Yesterday our news items included a motorcycle-deer crash near Le Mars. Today I'm taking that a bit further and discussing whether child-neglect laws require parents to protect children by requiring them to wear a helmet while riding.

I’ve been following motorcycle crashes now for well over a year to determine causes and how they might be prevented. One way to prevent serious injury, including brain damage is to wear a helmet. Preventing the accident or wreck can include educating car and truck drivers to be more aware and to look harder during the summer months for motorcycles, but more than half of all accidents involving motorcycles aren’t with another vehicle. As we’ve reported before animals, including deer, are a considerable safety factor.

Here was yesterday’s news report.

Another motorcycle-deer collision caused injury to a Remsen father and so. The Sioux City Journal reports Michael and John Naser were taken to Mercy Medical CenterSioux City for injuries received on Iowa Highway 3 near Polk Avenue in Plymouth County. No report on whether or not a helmet was worn by the 12 year old passenger and the extent of injuries each received. I’ve wondered if a parent has a common law duty to protect a child with a helmet, even though state law does not require one. State law doesn’t require a parent to hold a child’s hand while crossing a busy street, but the common sense tells us otherwise. While children in most instances can not sue a parent in civil court for negligence county officials might charge a parent with neglect under Iowa State Law. Many states have such laws which are collected at the Child Welfare Information Gateway site. I say this because neglect can include a failure to supervise.

Neglect - Neglect is frequently defined in terms of deprivation of adequate food, clothing, shelter, medical care, or supervision. Approximately 21 States and American Samoa, Puerto Rico, and the Virgin Islands include failure to educate the child as required by law in their definition of neglect.5 Seven States further define medical neglect as failing to provide any special medical treatment or mental health care needed by the child.6 In addition, four States define as medical neglect the withholding of medical treatment or nutrition from disabled infants with life-threatening conditions.7

As a lawyer who represents people I’ve been conditioned to look ahead. Any parent whose child was killed while on a motorcycle riding without a helmet might find themselves charged with a crime by an over-enthusiastic prosecutor. It’s something to consider.
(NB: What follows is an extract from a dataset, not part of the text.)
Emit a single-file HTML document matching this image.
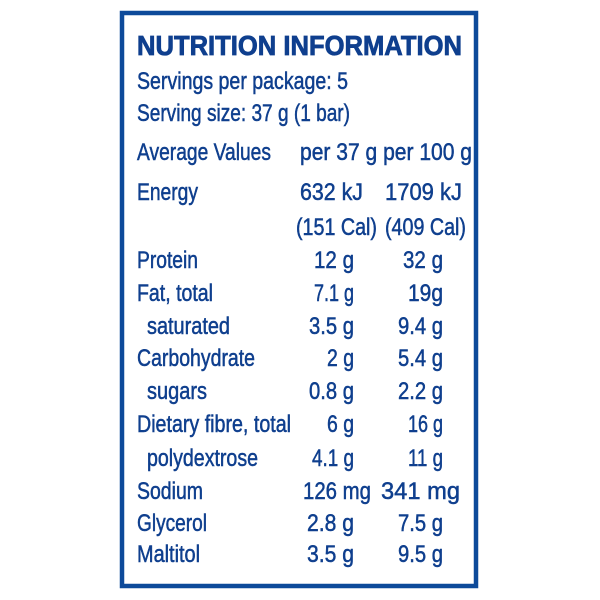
<!DOCTYPE html>
<html><head><meta charset="utf-8"><style>
html,body{margin:0;padding:0;background:#fff;width:600px;height:600px;overflow:hidden}
svg text{font-family:"Liberation Sans",Arial,sans-serif;fill:#0f3f8e;font-size:24px;stroke:#0f3f8e;stroke-width:0.5}
</style></head><body>
<svg width="600" height="600" viewBox="0 0 600 600" xmlns="http://www.w3.org/2000/svg">
<rect x="122" y="13" width="354" height="573" fill="none" stroke="#0d4a9a" stroke-width="4.5"/>
<g>
<text x="137" y="55" font-weight="bold" style="font-size:28px;stroke-width:0.8" textLength="325" lengthAdjust="spacingAndGlyphs">NUTRITION INFORMATION</text>
<text x="137" y="89" textLength="211" lengthAdjust="spacingAndGlyphs">Servings per package: 5</text>
<text x="137" y="121" textLength="213" lengthAdjust="spacingAndGlyphs">Serving size: 37 g (1 bar)</text>
<text x="137" y="160" textLength="134" lengthAdjust="spacingAndGlyphs">Average Values</text>
<text x="300" y="160" textLength="172" lengthAdjust="spacingAndGlyphs">per 37 g per 100 g</text>

<text x="137" y="200" textLength="61" lengthAdjust="spacingAndGlyphs">Energy</text>
<text x="300" y="200" textLength="63" lengthAdjust="spacingAndGlyphs">632 kJ</text>
<text x="385" y="200" textLength="77" lengthAdjust="spacingAndGlyphs">1709 kJ</text>
<text x="296" y="235" textLength="81" lengthAdjust="spacingAndGlyphs">(151 Cal)</text>
<text x="385" y="235" textLength="81" lengthAdjust="spacingAndGlyphs">(409 Cal)</text>

<text x="137" y="268" textLength="61" lengthAdjust="spacingAndGlyphs">Protein</text>
<text x="314" y="268" textLength="40" lengthAdjust="spacingAndGlyphs">12 g</text>
<text x="403" y="268" textLength="40" lengthAdjust="spacingAndGlyphs">32 g</text>

<text x="137" y="301" textLength="76" lengthAdjust="spacingAndGlyphs">Fat, total</text>
<text x="314" y="301" textLength="40" lengthAdjust="spacingAndGlyphs">7.1 g</text>
<text x="408" y="301" textLength="35" lengthAdjust="spacingAndGlyphs">19g</text>

<text x="147" y="334" textLength="83" lengthAdjust="spacingAndGlyphs">saturated</text>
<text x="309" y="334" textLength="45" lengthAdjust="spacingAndGlyphs">3.5 g</text>
<text x="398" y="334" textLength="45" lengthAdjust="spacingAndGlyphs">9.4 g</text>

<text x="137" y="366" textLength="118" lengthAdjust="spacingAndGlyphs">Carbohydrate</text>
<text x="327" y="366" textLength="27" lengthAdjust="spacingAndGlyphs">2 g</text>
<text x="398" y="366" textLength="45" lengthAdjust="spacingAndGlyphs">5.4 g</text>

<text x="147" y="399" textLength="60" lengthAdjust="spacingAndGlyphs">sugars</text>
<text x="309" y="399" textLength="45" lengthAdjust="spacingAndGlyphs">0.8 g</text>
<text x="398" y="399" textLength="45" lengthAdjust="spacingAndGlyphs">2.2 g</text>

<text x="137" y="432" textLength="154" lengthAdjust="spacingAndGlyphs">Dietary fibre, total</text>
<text x="327" y="432" textLength="27" lengthAdjust="spacingAndGlyphs">6 g</text>
<text x="408" y="432" textLength="35" lengthAdjust="spacingAndGlyphs">16 g</text>

<text x="147" y="466" textLength="111" lengthAdjust="spacingAndGlyphs">polydextrose</text>
<text x="312" y="466" textLength="42" lengthAdjust="spacingAndGlyphs">4.1 g</text>
<text x="408" y="466" textLength="35" lengthAdjust="spacingAndGlyphs">11 g</text>

<text x="137" y="499" textLength="66" lengthAdjust="spacingAndGlyphs">Sodium</text>
<text x="303" y="499" textLength="68" lengthAdjust="spacingAndGlyphs">126 mg</text>
<text x="381" y="499" textLength="79" lengthAdjust="spacingAndGlyphs">341 mg</text>

<text x="137" y="531" textLength="70" lengthAdjust="spacingAndGlyphs">Glycerol</text>
<text x="307" y="531" textLength="47" lengthAdjust="spacingAndGlyphs">2.8 g</text>
<text x="398" y="531" textLength="45" lengthAdjust="spacingAndGlyphs">7.5 g</text>

<text x="137" y="562" textLength="63" lengthAdjust="spacingAndGlyphs">Maltitol</text>
<text x="307" y="562" textLength="47" lengthAdjust="spacingAndGlyphs">3.5 g</text>
<text x="398" y="562" textLength="45" lengthAdjust="spacingAndGlyphs">9.5 g</text>
</g>
</svg>
</body></html>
Neglect that results in a child’s death often times draws serious consideration to the degree of risk the child was exposed.

Fatal Neglect - Certainly the most severe, irrecoverable consequence of neglect is death. In 1996, a review of the States' child maltreatment fatalities revealed that 45 percent of the deaths were attributed to neglect and an additional 3 percent to neglect and abuse (Wang & Daro, 1997). Although not all States reported the data, it is estimated that these percentages translate into approximately 502 child deaths associated with neglect in 1996. Another study conducted in Iowa (which only had a sample size of 34) found that two-thirds of the children who died from neglect were under the age of 2, more than two-thirds were male, and families had an average of 3.3 children (Margolin, 1990). This study also found that the large majority of children who died due to neglect died as a result of a single life-threatening incident rather than from chronic neglect. These fatalities included drowning and scalding in bathtubs, fires, unsafe cribs, gun accidents, choking, and drug/alcohol overdoses. "In the vast majority of fatalities from neglect, a caregiver was simply not there when needed at a critical moment" (Margolin, 1990, p. 314).

See Acts of Omission : An Overview of Child Neglect, Bulletin for Professionals, 2001.

While I offer no opinion on whether this is even possible it something to consider. As our government resources to pay for medical care become tighter these are the areas where legal concerns abound. Where your helmet or at least require your child to wear one. Be safe not sorry.